Fiction, ou non-fiction : quels pactes de lecture à respecter dans la traduction?

Title in English Fiction or non-fiction: which reading pacts to respect in translation?
Authors

DOLEŽALOVÁ Pavla

Year of publication 2021
Type Appeared in Conference without Proceedings
MU Faculty or unit

Faculty of Arts

Citation
Description Fiction or non-fiction: which reading pacts to respect in translation? First, we look at the reading pacts that are emphasized in recent fiction and non-fiction in order to apply them as they are or redefine them in the translation of these genres. Since the translator is a reader par excellence who must convey the message in its fullest sense, he or she is confronted with the need to examine the boundaries between fiction and non-fiction, which may be blurred and permeable, and, above all, the reading pact(s) he or she is supposed to respect.

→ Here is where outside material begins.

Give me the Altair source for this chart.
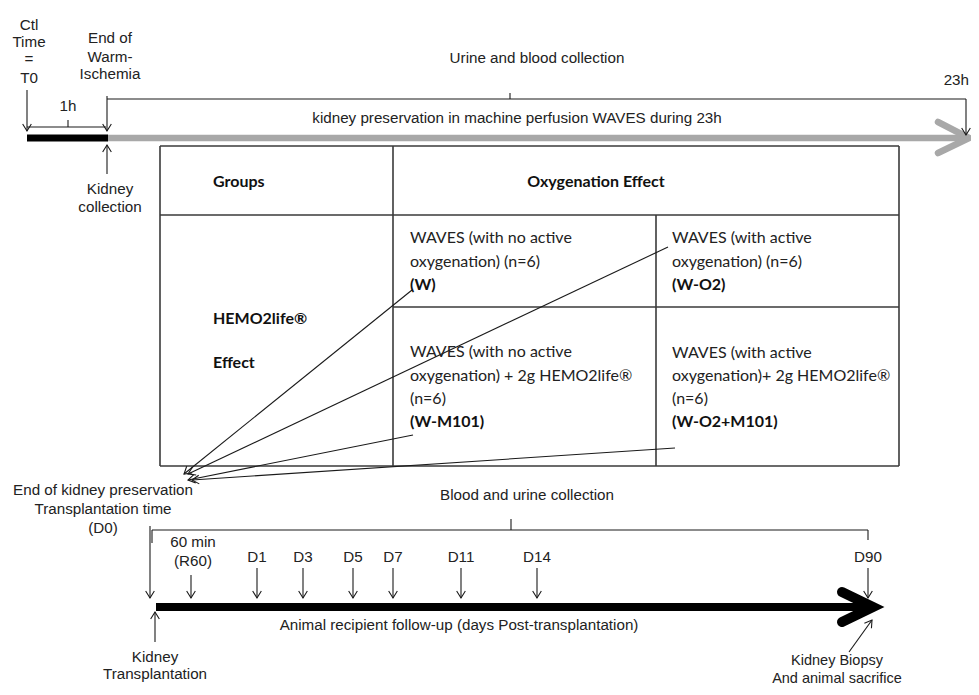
import altair as alt
import pandas as pd
import numpy as np

# ---------------- canvas (diagram coordinates = page pixels) ----------------
W, H = 963, 679
X0, Y0 = 8, 8
xs = alt.Scale(domain=[X0, X0 + W], nice=False, zero=False)
ys = alt.Scale(domain=[Y0, Y0 + H], nice=False, zero=False, reverse=True)

# ---------------- text labels ----------------
diag_labels = ["Ctl", "Time", "=", "T0", "End of", "Warm-", "Ischemia", "1h",
               "Urine and blood collection",
               "kidney preservation in machine perfusion WAVES during 23h",
               "Kidney", "collection",
               "End of kidney preservation", "Transplantation time", "(D0)",
               "Blood and urine collection", "60 min", "(R60)",
               "D1", "D3", "D5", "D7", "D11", "D14", "D90",
               "Animal recipient follow-up (days Post-transplantation)",
               "Kidney", "Transplantation"]
diag_x = [29, 29, 29, 29, 110, 110, 110, 68, 537, 517, 110, 110,
          103, 103, 103, 527, 193, 193,
          257, 303, 353, 393, 461, 537, 868,
          459, 155, 155]
diag_y = [25, 42, 59, 78, 38, 57, 74, 106, 58, 118, 189, 207,
          490, 509, 528, 495, 542, 561,
          557, 557, 557, 557, 557, 557, 557,
          625, 657, 674]

# labels that sit on the right / bottom edge of the page
edge_right_label = ["23h"]
edge_right_x = [969]
edge_right_y = [80]

edge_bottom_label = ["Kidney Biopsy", "And animal sacrifice"]
edge_bottom_x = [837, 837]
edge_bottom_y = [665, 683]

cell_labels = ["WAVES (with no active", "oxygenation) (n=6)",
               "WAVES (with active", "oxygenation) (n=6)",
               "WAVES (with no active", "oxygenation) + 2g HEMO2life®", "(n=6)",
               "WAVES (with active", "oxygenation)+ 2g HEMO2life®", "(n=6)"]
cell_x = [410, 410, 672, 672, 410, 410, 410, 672, 672, 672]
cell_y = [238, 262, 238, 262, 352, 376, 399, 353, 376, 399]

bold_labels = ["Groups", "HEMO2life®", "Effect", "(W)", "(W-O2)", "(W-M101)", "(W-O2+M101)"]
bold_x = [213, 213, 213, 410, 672, 410, 672]
bold_y = [182, 319, 363, 285, 285, 422, 422]

header_label = ["Oxygenation Effect"]
header_x = [596]
header_y = [182]

# ---------------- thin connector lines ----------------
seg_x1 = [27, 27, 68, 107, 107, 510, 966, 107,
          412, 668, 413, 675,
          152, 511, 152, 868, 150, 191,
          257, 303, 353, 393, 461, 537, 868,
          155, 849]
seg_y1 = [90, 127, 120, 96, 99, 93, 99, 174,
          290, 247, 435, 448,
          530, 519, 530, 530, 526, 575,
          568, 568, 568, 568, 568, 568, 568,
          642, 652]
seg_x2 = [27, 106, 68, 107, 966, 510, 966, 107,
          184, 188, 188, 192,
          868, 511, 152, 868, 150, 191,
          257, 303, 353, 393, 461, 537, 868,
          155, 872]
seg_y2 = [131, 127, 127, 131, 99, 99, 135, 145,
          474, 474, 480, 480,
          530, 530, 543, 540, 598, 598,
          598, 598, 598, 598, 598, 598, 598,
          612, 620]
# which segments end in an arrowhead
seg_head = [1, 0, 0, 1, 0, 0, 1, 1,
            1, 1, 1, 1,
            0, 0, 0, 0, 1, 1,
            1, 1, 1, 1, 1, 1, 1,
            1, 1]

# ---------------- table grid ----------------
tab_x1 = [160, 160, 899, 160, 393, 160, 393, 656]
tab_y1 = [146, 466, 146, 146, 146, 215, 307, 215]
tab_x2 = [899, 899, 899, 160, 393, 899, 899, 656]
tab_y2 = [146, 466, 466, 466, 466, 215, 307, 466]

# ---------------- thick arrows ----------------
gray_id = ["bar", "bar", "head", "head", "head"]
gray_x = [108, 962, 938, 969, 938]
gray_y = [138, 138, 122, 138, 153]

black_id = ["bar", "bar", "head", "head", "head"]
black_x = [156, 866, 842, 873, 842]
black_y = [607, 607, 592, 607, 622]

ctl_x = [27, 108]
ctl_y = [138, 138]

# ---------------- build tables ----------------
def tdf(labels, x, y):
    return pd.DataFrame({"label": labels, "x": x, "y": y})

segs = pd.DataFrame({"x": seg_x1, "y": seg_y1, "x2": seg_x2, "y2": seg_y2, "head": seg_head})
heads = segs[segs["head"] == 1].copy()
heads["angle"] = (np.degrees(np.arctan2(heads["y2"] - heads["y"], heads["x2"] - heads["x"])) + 360) % 360
heads = heads[["x2", "y2", "angle"]].rename(columns={"x2": "hx", "y2": "hy"})

tab = pd.DataFrame({"x": tab_x1, "y": tab_y1, "x2": tab_x2, "y2": tab_y2})

gray = pd.DataFrame({"id": gray_id, "x": gray_x, "y": gray_y, "o": range(len(gray_x))})
black = pd.DataFrame({"id": black_id, "x": black_x, "y": black_y, "o": range(len(black_x))})
ctl = pd.DataFrame({"x": ctl_x, "y": ctl_y, "o": range(len(ctl_x))})


def X(f="x"):
    return alt.X(f, type="quantitative", scale=xs, axis=None)


def Y(f="y"):
    return alt.Y(f, type="quantitative", scale=ys, axis=None)


ink = "#1a1a1a"
ARIAL = 15.2
CAL = 16

table_layer = alt.Chart(tab).mark_rule(color="#3a3a3a", strokeWidth=1.6).encode(
    x=X(), y=Y(), x2="x2", y2="y2")

seg_layer = alt.Chart(segs).mark_rule(color=ink, strokeWidth=1.1).encode(
    x=X(), y=Y(), x2="x2", y2="y2")

head_layer = alt.Chart(heads).mark_point(
    shape="M-1,-0.62L0,0L-1,0.62", filled=False, color=ink, strokeWidth=1.1,
    size=196, opacity=1).encode(
    x=X("hx"), y=Y("hy"), angle=alt.Angle("angle", type="quantitative", scale=None))

gray_layer = alt.Chart(gray).mark_line(
    color="#a8a8a8", strokeWidth=6.5, strokeCap="round", strokeJoin="miter").encode(
    x=X(), y=Y(), detail="id", order="o")

ctl_layer = alt.Chart(ctl).mark_line(color="#000000", strokeWidth=7, strokeCap="butt").encode(
    x=X(), y=Y(), order="o")

black_bar = alt.Chart(black[black["id"] == "bar"]).mark_line(
    color="#000000", strokeWidth=8, strokeCap="butt").encode(x=X(), y=Y(), order="o")
black_head = alt.Chart(black[black["id"] == "head"]).mark_line(
    color="#000000", strokeWidth=10, strokeCap="round", strokeJoin="miter").encode(
    x=X(), y=Y(), order="o")

diag_text = alt.Chart(tdf(diag_labels, diag_x, diag_y)).mark_text(
    font="Liberation Sans", fontSize=ARIAL, color="#222222", align="center", baseline="middle").encode(
    x=X(), y=Y(), text="label")

right_text = alt.Chart(tdf(edge_right_label, edge_right_x, edge_right_y)).mark_text(
    font="Liberation Sans", fontSize=ARIAL, color="#222222", align="right", baseline="middle").encode(
    x=X(), y=Y(), text="label")

bottom_text = alt.Chart(tdf(edge_bottom_label, edge_bottom_x, edge_bottom_y)).mark_text(
    font="Liberation Sans", fontSize=14.5, color="#222222", align="center", baseline="alphabetic").encode(
    x=X(), y=Y(), text="label")

cell_text = alt.Chart(tdf(cell_labels, cell_x, cell_y)).mark_text(
    font="Lato", fontSize=CAL, color="#222222", align="left", baseline="middle").encode(
    x=X(), y=Y(), text="label")

bold_text = alt.Chart(tdf(bold_labels, bold_x, bold_y)).mark_text(
    font="Lato", fontSize=CAL, fontWeight="bold", color="#111111", align="left", baseline="middle").encode(
    x=X(), y=Y(), text="label")

header_text = alt.Chart(tdf(header_label, header_x, header_y)).mark_text(
    font="Lato", fontSize=CAL, fontWeight="bold", color="#111111", align="center", baseline="middle").encode(
    x=X(), y=Y(), text="label")

chart = alt.layer(
    gray_layer, ctl_layer, black_bar, black_head,
    table_layer, seg_layer, head_layer,
    diag_text, right_text, bottom_text, cell_text, bold_text, header_text
).properties(
    width=W, height=H, padding=0, autosize=alt.AutoSizeParams(type="none"),
    background="white"
).configure_view(stroke=None)

chart.save("out.html", embed_options={"renderer": "svg", "actions": False})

The question arises whether the paratexts and metatexts that make explicit - sincerely or not - the author's motives are sufficient for this purpose. On the basis of the original French and English writings, namely the novel HHhH by Laurent Binet (2009), respectively The Glass Room (2009) written by Simon Mawer, and their translations into Czech, the language of their historical background, we will examine the nature of the underlying pacts and verify their observance by the author. In the case of the second novel, the situation may be paradoxical in that, generally speaking, the reader of the fiction would be deprived of a rich reading due to the lack of a translation capable of interpreting all the stylistic and other nuances, while the reader of the so-called fiction, a masked non-fiction, would suffer from a translation that is as rich as the original (especially in terms of anachronisms and falsifications). An accepted inequality in front of the text, where the author knows more than the reader, can degrade into an inequality where the author's assertion no longer stands up to the reader's knowledge. Now the question arises, can a non-fiction text go so far as to disadvantage the informed reader, can the translator remedy this and by means of what specific steps.